Having to set objectives for developers, even though objectives don't work

Paul Stephenson picture Paul Stephenson · Jan 15, 2009 · Viewed 81.3k times · Source

It is generally accepted that setting measurable objectives for software developers doesn't work , as too much focus on the objectives can lead to behaviour counter to the organisational goals (so-called "measurement dysfunction").

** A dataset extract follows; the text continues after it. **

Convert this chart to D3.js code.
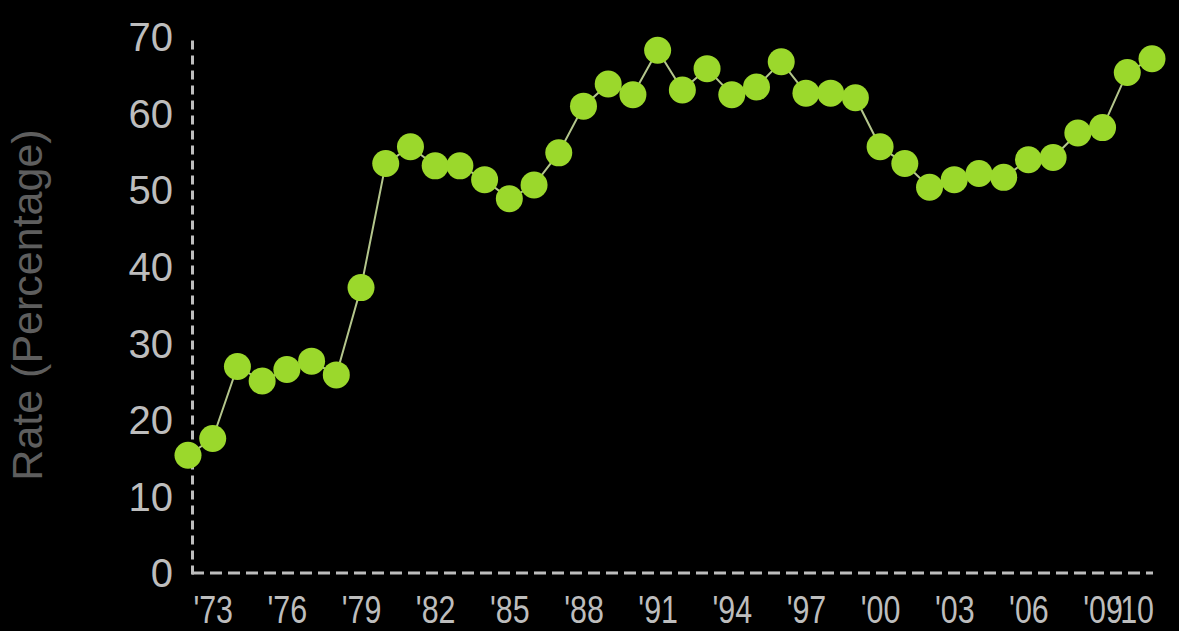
<!DOCTYPE html>
<html>
<head>
<meta charset="utf-8">
<script src="https://cdn.jsdelivr.net/npm/d3@7"></script>
<style>
  html, body { margin: 0; padding: 0; background: #000; }
  svg { display: block; }
</style>
</head>
<body>
<div id="chart"></div>
<script>
// rate per year
var years = [1972, 1973, 1974, 1975, 1976, 1977, 1978, 1979, 1980, 1981,
             1982, 1983, 1984, 1985, 1986, 1987, 1988, 1989, 1990, 1991,
             1992, 1993, 1994, 1995, 1996, 1997, 1998, 1999, 2000, 2001,
             2002, 2003, 2004, 2005, 2006, 2007, 2008, 2009, 2010, 2011];
var rates = [15.5, 17.7, 27.1, 25.2, 26.7, 27.8, 26.0, 37.4, 53.6, 55.8,
             53.3, 53.3, 51.5, 49.0, 50.8, 55.0, 61.1, 64.0, 62.6, 68.4,
             63.2, 66.0, 62.6, 63.6, 66.9, 62.8, 62.8, 62.2, 55.8, 53.6,
             50.5, 51.5, 52.3, 51.8, 54.1, 54.4, 57.6, 58.3, 65.5, 67.3];
var xTicks = [1973, 1976, 1979, 1982, 1985, 1988, 1991, 1994, 1997, 2000, 2003, 2006, 2009, 2010];
var yTicks = [0, 10, 20, 30, 40, 50, 60, 70];
var yTitle = "Rate (Percentage)";

var width = 1179, height = 631;
var axisX = 192, axisY = 574;

var data = years.map(function(d, i) { return {year: d, rate: rates[i]}; });

var svg = d3.select("#chart").append("svg")
    .attr("width", width)
    .attr("height", height)
    .style("background", "#000");

var x = d3.scaleLinear().domain([1972, 2011]).range([188, 1152]);
var y = d3.scaleLinear().domain([0, 70]).range([axisY, 38]);

// y axis
var gy = svg.append("g")
    .attr("transform", "translate(" + axisX + ",0)")
    .call(d3.axisLeft(y).tickValues(yTicks).tickSize(0).tickPadding(19));
gy.select(".domain")
    .attr("stroke", "#bdbdbd")
    .attr("stroke-width", 3)
    .attr("stroke-dasharray", "9,6");
gy.selectAll("text")
    .attr("fill", "#bdbdbd")
    .style("font-family", "'Liberation Sans', Arial, sans-serif")
    .style("font-size", "40px");

// x axis, labels are narrow in the original
var gx = svg.append("g")
    .attr("transform", "translate(0," + (axisY - 1) + ")")
    .call(d3.axisBottom(x).tickValues(xTicks).tickSize(0).tickPadding(23)
        .tickFormat(function(d) { return "'" + String(d).slice(2); }));
gx.select(".domain")
    .attr("d", "M" + axisX + ",0H1153")
    .attr("stroke", "#bdbdbd")
    .attr("stroke-width", 3)
    .attr("stroke-dasharray", "12,6");
gx.selectAll("text")
    .attr("fill", "#bdbdbd")
    .attr("transform", "scale(0.8,1)")
    .style("font-family", "'Liberation Sans', Arial, sans-serif")
    .style("font-size", "38px");
gx.selectAll(".tick").filter(function(d) { return d === 2010; })
    .select("text").attr("x", 8);

// y title
svg.append("text")
    .attr("transform", "translate(42,305) rotate(-90)")
    .attr("text-anchor", "middle")
    .attr("fill", "#5e5e5e")
    .style("font-family", "'Liberation Sans', Arial, sans-serif")
    .style("font-size", "43px")
    .text(yTitle);

// line + dots
var line = d3.line()
    .x(function(d) { return x(d.year); })
    .y(function(d) { return y(d.rate); });

svg.append("path")
    .datum(data)
    .attr("fill", "none")
    .attr("stroke", "#b4c68c")
    .attr("stroke-width", 2)
    .attr("d", line);

svg.selectAll("circle.dot")
    .data(data)
    .enter().append("circle")
    .attr("class", "dot")
    .attr("cx", function(d) { return x(d.year); })
    .attr("cy", function(d) { return y(d.rate); })
    .attr("r", 13.5)
    .attr("fill", "#9bd82c");
</script>
</body>
</html>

However, in my company, we are required to set objectives for all staff, and are encouraged by Human Resources to make them SMART. In the past, my fellow first-level managers (team leads) and I have tried a number of approaches:

  1. Set measurable objectives that are additional to the normal job, like "Do training on technology X", "Create documentation for piece of code Y that no-one understands" and so on. When it comes to the annual performance evaluation, rate developers not on the written objectives, but rather on my opinion of the unmeasurable value of their normal work, since that is actually what the company cares about.
  2. Set very specific objectives like "days' work done as recorded by the task management system", "number of bugs introduced", "number of production issued caused". This led to inflated estimates and incorrect classification of bugs, in order to achieve better "scores". Interestingly, even those developers scoring highly on this system didn't like it, as the intrinsic trust within the team was damaged and they didn't always feel they deserved their high position.
  3. Set vague objectives that are variants on "Do your normal job well". When it comes to the annual evaluation, their rating does reflect performance against the objectives, but the objectives themselves are not measurable or achievable, which is frowned upon.

None of these is ideal. If you have been in a similar situation of having to create meaningful, measurable objectives for software developers in spite of the evidence against their effectiveness, what approach has worked best for you?


Related questions I found that don't quite address the same point:


Update (18 November 2009): There are 10 upvotes for my question, and the highest-rated answers only have 4 upvotes (including one each from me). I think this tells us something: perhaps that Joel and the others are right, and that the combined wisdom of stackoverflow cannot come up with any compelling, measurable objectives for developers that could not be gamed without adversely affecting the true (unmeasurable) value of their work. Thanks for trying though!

Answer

ChrisW picture ChrisW · Jan 15, 2009

what approach has worked best for you?

Only one objective: pass a code inspection/peer review, with me as the reviewer, without me finding any bugs or having any other criticism, that has me asking you to redo something.

Notes:

  • I wasn't measuring new hires' ability to finish quickly, and didn't encourage them to: I wanted people to learn how to finish well (because if it's not finished well, then it's not finished)
  • People learned what I looked for in a code review: so it's a learning opportunity and a quality control measure, and not just a management objective
  • My comments would have two categories:
    1. This is a bug: you must fix this before you check in
    2. As a suggestion, I would have done such-and-such
  • After a while, my reviews of a person's code would stop finding any "must fix" items (at which point I wouldn't need to review their work any more).